New York City schools will end their outdoor mask mandates starting on Monday, but face coverings will still be required for all students, staff and visitors inside the buildings, even as new guidelines from the CDC no longer recommend them.

The announcement from Chancellor David Banks Friday came ahead of the official CDC announcement, which marks a pivot in core strategy from the Biden administration as it looks to contain severe illness rather than overall infections.

As for New York City schools, there's no set date to end the indoor masking, which has been in place regardless of vaccination status, at this point. Core COVID protocols like ventilation, distancing, test kit distribution and daily health screening, will also stay in place for now.

“Throughout the pandemic, our schools have remained some of the safest spaces for our students and staff, thanks to our gold standard health and safety protocol,” Banks said in a statement. “I am so pleased that we are able to make this exciting announcement and safely allow students and staff to remove their masks when outdoors at NYC public schools."

A spokesperson for the United Federation of Teachers, one of the city's most powerful unions representing that group, supports the plan, saying in a statement, "It is the next step in the school system's careful evaluation of COVID procedures."

The developments come the same day the CDC eased federal mask guidance, essentially saying that most Americans needn't wear masks in indoor public settings unless there's a heightened risk of severe disease or health system strain.

The CDC is looking at community-level risk in its latest mask guidance. People who aren't overly vulnerable don't need to wear masks in most indoor public settings in areas where the community level is low or medium.

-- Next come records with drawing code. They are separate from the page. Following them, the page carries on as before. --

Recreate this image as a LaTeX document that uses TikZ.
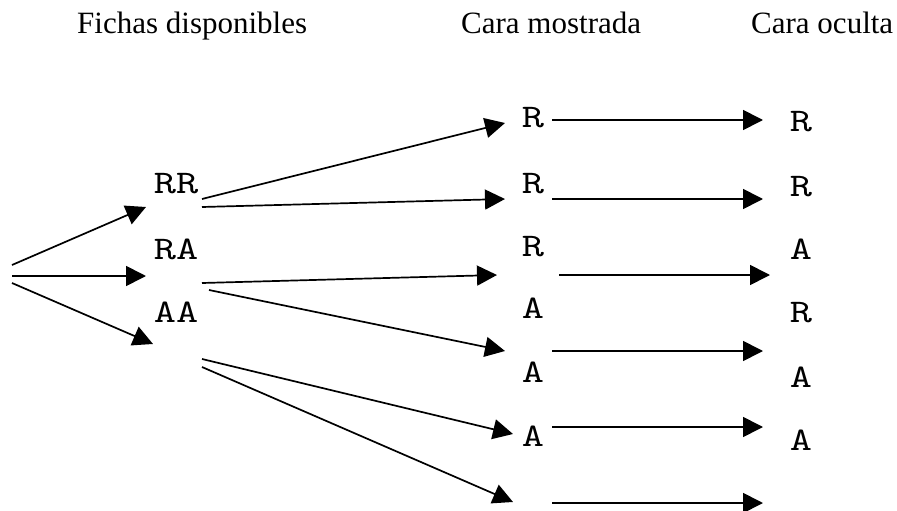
\documentclass[tikz,border=0pt]{standalone}
\usepackage{fontspec}
\setmainfont{Liberation Serif}
\newfontfamily\chipfont{lmmono10-regular.otf}[FakeStretch=1.28]
\usetikzlibrary{arrows.meta}

\tikzset{
  header/.style={anchor=base west, inner sep=0pt, font=\fontsize{31}{36}\selectfont},
  chip/.style={inner sep=0pt, font=\chipfont\fontsize{33}{38}\selectfont},
  link/.style={line width=1.7pt, -{Triangle[length=20pt,width=20pt]}}
}

\begin{document}
\begin{tikzpicture}[x=1pt, y=-1pt]
\useasboundingbox (0,0) rectangle (897,511);

% column headings
\node[header] (h1) at (77,34) {Fichas disponibles};
\node[header] (h2) at (461,34) {Cara mostrada};
\node[header] (h3) at (751,34) {Cara oculta};

% available chips
\node[chip] (c1) at (176,184) {RR};
\node[chip] (c2) at (176,249) {RA};
\node[chip] (c3) at (176,312) {AA};

% face shown
\node[chip] (m1) at (533,118) {R};
\node[chip] (m2) at (533,184) {R};
\node[chip] (m3) at (533,247) {R};
\node[chip] (m4) at (533,308) {A};
\node[chip] (m5) at (533,372) {A};
\node[chip] (m6) at (533,436) {A};

% hidden face
\node[chip] (o1) at (801,122) {R};
\node[chip] (o2) at (801,187) {R};
\node[chip] (o3) at (801,249) {A};
\node[chip] (o4) at (801,313) {R};
\node[chip] (o5) at (801,377) {A};
\node[chip] (o6) at (801,440) {A};

% end points of the branches
\coordinate (s1) at (12,265);
\coordinate (s2) at (12,276);
\coordinate (s3) at (12,283);
\coordinate (e1) at (146,207);
\coordinate (e2) at (146,276);
\coordinate (e3) at (153,344);

\coordinate (a1) at (202,199); \coordinate (b1) at (505,123);
\coordinate (a2) at (202,207); \coordinate (b2) at (505,199);
\coordinate (a3) at (202,283); \coordinate (b3) at (497,275);
\coordinate (a4) at (209,290); \coordinate (b4) at (505,351);
\coordinate (a5) at (202,359); \coordinate (b5) at (513,434);
\coordinate (a6) at (202,367); \coordinate (b6) at (513,502);

\coordinate (p1) at (552,120); \coordinate (q1) at (763,120);
\coordinate (p2) at (552,199); \coordinate (q2) at (763,199);
\coordinate (p3) at (559,275); \coordinate (q3) at (770,275);
\coordinate (p4) at (552,351); \coordinate (q4) at (763,351);
\coordinate (p5) at (552,427); \coordinate (q5) at (763,427);
\coordinate (p6) at (552,503); \coordinate (q6) at (763,503);

% first level
\draw[link] (s1) -- (e1);
\draw[link] (s2) -- (e2);
\draw[link] (s3) -- (e3);

% second level
\foreach \i in {1,...,6} {
  \draw[link] (a\i) -- (b\i);
  \draw[link] (p\i) -- (q\i);
}
\end{tikzpicture}
\end{document}
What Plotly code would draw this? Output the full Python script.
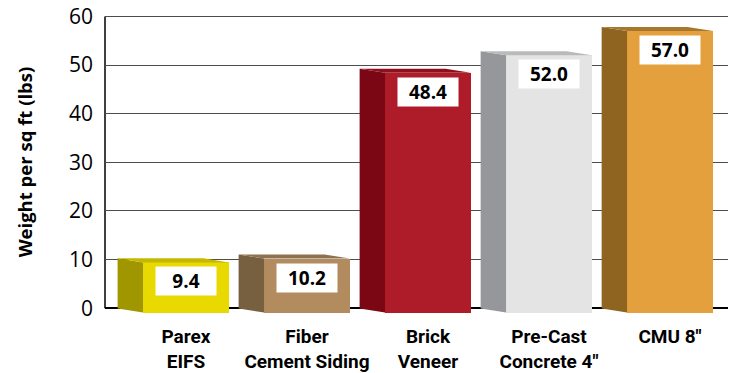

Over 70% of the U.S. population, including New York City, is now in a location with a COVID community level described as low or medium, the health agency said Friday, which means it wouldn't advise masks indoors for nonvulnerable people.

The new recommendations are part of an overall shift in focus for the Biden administration, which is moving from an infection containment approach to mitigating severe illness and death linked to COVID-19, the AP has reported.


A growing number of states have already eased mask guidance -- or removed rules entirely -- amid the rapid decline of omicron variant-linked new infections and continuous slowing of hospitalization and death rates connected to COVID.

Schools are one place in New York where the mandates have lingered, even as New Jersey looks to lift its indoor school mask rules early next month. Gov. Kathy Hochul has said she would consider doing the same statewide in New York, assuming kids return to class after the mid-winter break with no new severe COVID spikes, though individual districts have always been permitted to implement stricter rules.

"We are evaluating the CDC's new guidance, and we will update New Yorkers on potential changes as we work through the details and coordinate with all stakeholders in our school communities across our state," the governor said in reaction to the new guidance.

It has been said that New York City would likely keep its indoor mask mandate through the April break, at least, though much could change in the next two weeks.

The Centers for Disease Control and Prevention is “cautiously optimistic" about the downward trend in omicron-fueled COVID cases. CDC Director Rochelle Walensky said they were considering new benchmarks for masking, based on levels of severe illness and hospital capacity.